Conscientes de l’enjeu de santé publique, de la complexité du sujet et de la multiplicité des mesures à mettre en place pour améliorer la santé des habitants, de nombreuses collectivités se sont regroupées en une association, l’Alliance des collectivités françaises pour la qualité de l’air (6), leur permettant d’échanger entre élus et agents sur les initiatives intéressantes, de confronter leurs pratiques, de se soutenir mutuellement et de monter en compétence.
Pour ce faire, elles ont besoin de données territorialisées sur la qualité de l’air et son impact sanitaire. C’est ce que donnent à voir les différentes thématiques abordées dans ce numéro.
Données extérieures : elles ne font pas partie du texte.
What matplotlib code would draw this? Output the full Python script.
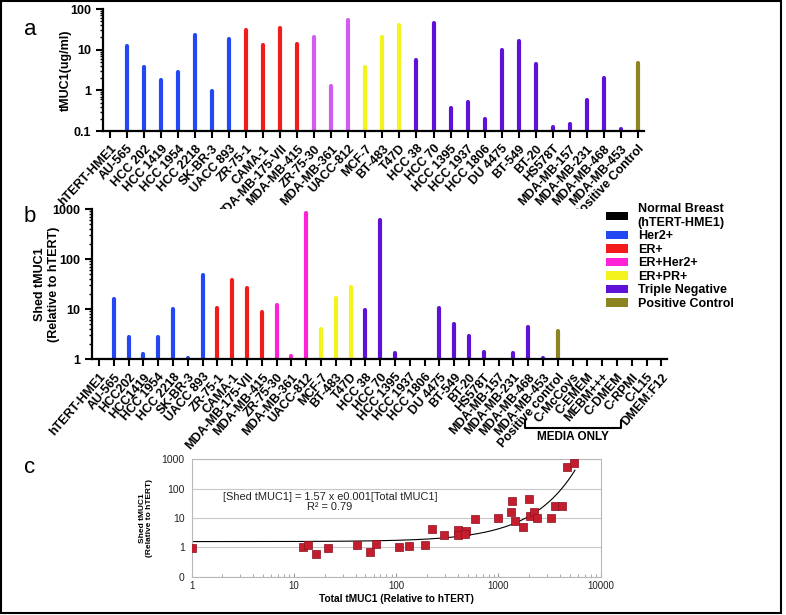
import numpy as np
import matplotlib.pyplot as plt
from matplotlib.patches import Patch, Rectangle

plt.rcParams['font.family'] = ['Liberation Sans', 'DejaVu Sans']

# ---- datos panel a (tMUC1 total, ug/ml) ----
cells_a = ["hTERT-HME1", "AU-565", "HCC 202", "HCC 1419", "HCC 1954", "HCC 2218", "SK-BR-3",
           "UACC 893", "ZR-75-1", "CAMA-1", "MDA-MB-175-VII", "MDA-MB-415", "ZR-75-30",
           "MDA-MB-361", "UACC-812", "MCF-7", "BT-483", "T47D", "HCC 38", "HCC 70", "HCC 1395",
           "HCC 1937", "HCC 1806", "DU 4475", "BT-549", "BT-20", "HS578T", "MDA-MB-157",
           "MDA-MB-231", "MDA-MB-468", "MDA-MB-453", "Positive Control"]
total_a = [0, 12.5, 3.8, 1.75, 2.8, 22.5, 0.97, 18.7, 31, 12.8, 35, 13.5, 20.5, 1.25, 53,
           3.8, 21, 41, 5.5, 44, 0.37, 0.52, 0.2, 9.7, 16.4, 4.4, 0.125, 0.15, 0.58, 2.05,
           0.115, 4.7]
groups_a = (["normal"] + ["her2"] * 7 + ["er"] * 4 + ["erher2"] * 3 + ["erpr"] * 3
            + ["tn"] * 13 + ["pos"])

# ---- datos panel b (tMUC1 liberado, relativo a hTERT) ----
cells_b = ["hTERT-HME1", "AU-565", "HCC202", "HCC1419", "HCC 1954", "HCC 2218", "SK-BR-3",
           "UACC 893", "ZR-75-1", "CAMA-1", "MDA-MB-175-VII", "MDA-MB-415", "ZR-75-30",
           "MDA-MB-361", "UACC-812", "MCF-7", "BT-483", "T47D", "HCC 38", "HCC 70", "HCC 1395",
           "HCC 1937", "HCC 1806", "DU 4475", "BT-549", "BT-20", "HS578T", "MDA-MB-157",
           "MDA-MB-231", "MDA-MB-468", "MDA-MB-453", "Positive control", "C-McCoys", "C-EMEM",
           "MEBM+++", "C-DMEM", "C-RPMI", "C-L15", "DMEM:F12"]
shed_b = [0, 16, 2.75, 1.28, 2.75, 10.2, 1.08, 48.6, 10.5, 38.6, 25.9, 8.6, 12, 1.17, 850,
          4.0, 16.5, 27.5, 9.7, 590, 1.32, 0, 0, 10.8, 5.0, 2.9, 1.38, 0, 1.36, 4.4, 1.05,
          3.7, 0, 0, 0, 0, 0, 0, 0]
groups_b = groups_a + ["media"] * 7

# ---- datos panel c (total vs liberado) ----
total_c = [1.0, 12.3, 13.8, 16.6, 21.6, 41, 55, 63, 106, 133, 190, 224, 295, 402, 402, 485,
           470, 590, 1000, 1343, 1333, 1437, 1737, 2000, 2050, 2240, 2400, 3240, 3610, 4200,
           4660, 5530]
shed_c = [0.97, 1.02, 1.25, 0.6, 0.95, 1.23, 0.69, 1.3, 1.0, 1.08, 1.22, 4.2, 2.6, 3.8, 2.7,
          3.6, 2.8, 9.25, 10, 37, 15.7, 8.1, 4.8, 44.5, 12, 15.7, 10, 10, 25, 26.3, 540, 755]

legend_labels = ["Normal Breast\n(hTERT-HME1)", "Her2+", "ER+", "ER+Her2+", "ER+PR+",
                 "Triple Negative", "Positive Control"]
legend_keys = ["normal", "her2", "er", "erher2", "erpr", "tn", "pos"]

colores = {"normal": "black", "her2": "#2347f0", "er": "#f21c1c", "erher2": "#ff22d8",
           "erpr": "#f4f41c", "tn": "#5e12d8", "pos": "#8c8420", "media": "white"}
colores_a = dict(colores, erher2="#d05cf2")

fig = plt.figure(figsize=(7.86, 6.15), dpi=100)
W, H = 786.0, 615.0


def bar_panel(ax, values, groups, cmap):
    values = np.array(values, dtype=float)
    x = np.arange(len(values))
    ok = values > 0
    lines = ax.vlines(x[ok], ax.get_ylim()[0], values[ok],
                      colors=[cmap[g] for g, k in zip(groups, ok) if k], linewidth=3.0)
    lines.set_capstyle("round")
    for s in ["top", "right"]:
        ax.spines[s].set_visible(False)
    for s in ["left", "bottom"]:
        ax.spines[s].set_linewidth(1.6)
    ax.tick_params(axis="both", which="major", direction="out", length=5, width=1.5,
                   labelsize=9)
    ax.tick_params(axis="y", which="minor", length=2.5, width=1.0)
    for lab in ax.get_xticklabels() + ax.get_yticklabels():
        lab.set_fontweight("bold")


# panel a
ax_a = fig.add_axes([103 / W, 1 - 131 / H, 541 / W, 122 / H])
ax_a.set_yscale("log")
ax_a.set_ylim(0.1, 100)
ax_a.set_xlim(-0.41, 31.36)
ax_a.set_yticks([0.1, 1, 10, 100])
ax_a.set_yticklabels(["0.1", "1", "10", "100"])
ax_a.set_xticks(np.arange(len(cells_a)))
ax_a.set_xticklabels(cells_a, rotation=47, ha="right", rotation_mode="anchor")
bar_panel(ax_a, total_a, groups_a, colores_a)
ax_a.set_ylabel("tMUC1(ug/ml)", fontsize=9, fontweight="bold")
ax_a.yaxis.set_label_coords(-0.058, 0.5)

# panel b
ax_b = fig.add_axes([92 / W, 1 - 359.3 / H, 575 / W, 150.3 / H])
ax_b.set_yscale("log")
ax_b.set_ylim(1, 1000)
ax_b.set_xlim(-0.47, 38.38)
ax_b.set_yticks([1, 10, 100, 1000])
ax_b.set_yticklabels(["1", "10", "100", "1000"])
ax_b.set_xticks(np.arange(len(cells_b)))
ax_b.set_xticklabels(cells_b, rotation=49, ha="right", rotation_mode="anchor")
bar_panel(ax_b, shed_b, groups_b, colores)
ax_b.set_ylabel("Shed tMUC1\n(Relative to hTERT)", fontsize=9, fontweight="bold")
ax_b.yaxis.set_label_coords(-0.056, 0.5)

# corchete MEDIA ONLY
i0 = cells_b.index("C-McCoys")
i1 = len(cells_b) - 1
tr = ax_b.get_xaxis_transform()
xl, xr = i0 - 3.22, i1 - 2.7
ax_b.plot([xl, xl, xr, xr], [-0.41, -0.457, -0.457, -0.41], color="black", lw=1.5,
          transform=tr, clip_on=False)
ax_b.text((xl + xr) / 2, -0.54, "MEDIA ONLY", transform=tr, ha="center", va="baseline",
          fontsize=8.5, fontweight="bold")

# leyenda
handles = [Patch(facecolor=colores[k], edgecolor="none") for k in legend_keys]
fig.legend(handles, legend_labels, loc="upper left", bbox_to_anchor=(606 / W, 1 - 203 / H),
           frameon=False, prop={"size": 9, "weight": "bold"}, handlelength=1.75,
           handleheight=0.67, handletextpad=0.8, labelspacing=0.12, borderpad=0,
           borderaxespad=0)

# panel c
ax_c = fig.add_axes([191.7 / W, 1 - 576.7 / H, 409 / W, 117.4 / H])
ax_c.set_xscale("log")
ax_c.set_yscale("log")
ax_c.set_xlim(1, 10000)
ax_c.set_ylim(0.1, 1000)
ax_c.set_yticks([0.1, 1, 10, 100, 1000])
ax_c.set_yticklabels(["0", "1", "10", "100", "1000"])
ax_c.set_xticks([1, 10, 100, 1000, 10000])
ax_c.set_xticklabels(["1", "10", "100", "1000", "10000"])
ax_c.yaxis.set_minor_locator(plt.NullLocator())
ax_c.grid(axis="y", which="major", color="#c8c8c8", lw=0.8)
for s in ax_c.spines.values():
    s.set_color("#b8b8b8")
    s.set_linewidth(0.8)
ax_c.tick_params(axis="y", which="major", length=0, labelsize=7.5, labelcolor="#222222", pad=5)
ax_c.tick_params(axis="x", which="major", direction="in", length=3, color="#999999",
                 labelsize=7, labelcolor="#222222", pad=3)
ax_c.tick_params(axis="x", which="minor", direction="in", length=2, color="#999999")

x_fit = np.logspace(0, np.log10(5600), 300)
ax_c.plot(x_fit, 1.57 * np.exp(0.001 * x_fit), color="black", lw=0.8, zorder=2)
ax_c.scatter(total_c, shed_c, marker="s", s=30, color="#c41e2e", edgecolor="#8a1020",
             linewidth=0.5, zorder=3)

ax_c.text(0.0765, 0.681, "[Shed tMUC1] = 1.57 x e0.001[Total tMUC1]", transform=ax_c.transAxes,
          fontsize=7.9, ha="left", va="center", color="#222222")
ax_c.text(0.338, 0.594, "R\u00b2 = 0.79", transform=ax_c.transAxes, fontsize=7.9,
          ha="center", va="center", color="#222222")

fig.text(146 / W, 1 - 518 / H, "Shed tMUC1\n(Relative to hTERT)", rotation=90, fontsize=6,
         fontweight="bold", ha="center", va="center", linespacing=1.1)
fig.text(396 / W, 1 - 599 / H, "Total tMUC1 (Relative to hTERT)", fontsize=7.3,
         fontweight="bold", ha="center", va="center")

# letras de panel
fig.text(30 / W, 1 - 35 / H, "a", fontsize=16, ha="center", va="baseline")
fig.text(30 / W, 1 - 222 / H, "b", fontsize=16, ha="center", va="baseline")
fig.text(30 / W, 1 - 473 / H, "c", fontsize=16, ha="center", va="baseline")

# marco
fig.add_artist(Rectangle((0.001, 2 / H), 780 / W, 1 - 2 / H - 0.001, transform=fig.transFigure,
                         fill=False, lw=1.5, ec="black"))

fig.savefig("out.png", dpi=100)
Les collectivités ont en effet besoin de connaissances fines leur permettant de suivre l’évolution de la mortalité attribuable à l’exposition à la pollution ou d’évaluer les bénéfices sur la santé qui seraient induits par une baisse de concentrations dans leur territoire. Des études ciblées comme celles faites en région parisienne (7), à Bordeaux (8) ou en Auvergne-Rhône-Alpes (9) leur sont indispensables pour guider leur action et leur donner de nombreuses clés d’action.
Les collectivités ont également besoin d’avoir des retours objectivés et rigoureux de l’évaluation des projets qu’elles ont mis en place, tant en termes d’efficacité de l’action publique, mais également en tant que plaidoyer auprès de leurs habitants pour faciliter l’acceptabilité sociale de mesures jugées contraignantes, faciliter le débat et mettre autour de la table toutes les parties prenantes, depuis les acteurs économiques et agriculteurs jusqu’aux usagers de la voiture.
C’est dans ce cadre qu’elles sont friandes des travaux scientifiques telles que les études s’intéressant aux espaces recevant des enfants dont l’air est renouvelé trop peu fréquemment, enjeu essentiel comme le rappelle l’Observatoire de la qualité de l’air intérieur (10), et encore mis en avant à l’occasion de la crise de la Covid-19. Le fait que les rues scolaires soient plébiscitées par les parents d’élèves, comme le révèle le sondage réalisé par la Ligue nationale contre le cancer (11), est une information qui leur est particulièrement utile.
C’est aussi dans ce sens que les études s’intéressant aux impacts sanitaires liés aux modes de déplacement comme ce qui est mis en place à Paris (12) permettent d’argumenter le fait que les ZFE-m et plus largement les politiques de réduction de l’usage de la voiture ne sont pas des mesures coercitives, mais de véritables leviers d’actions en faveur de la santé publique.
Pour l’Alliance des collectivités pour la qualité de l’air, la pollution ne peut plus rester l’angle mort d’une politique de santé publique nationale ou locale, le partenariat avec la recherche est indispensable à l’action publique, tant pour connaître les spécificités de son territoire et adapter des dispositifs, que pour évaluer lesdits dispositifs et s’assurer de l’efficacité des mesures mises en place ainsi que de leur acceptabilité. L’amélioration de la qualité de l’air ne pourra se faire qu’avec l’assentiment des habitants : il est alors indispensable d’ancrer la communication et la sensibilisation de cet enjeu sanitaire, pour que les gains sur la santé soient admis comme bien supérieurs aux difficultés rencontrées, par des changements de pratiques nécessaires.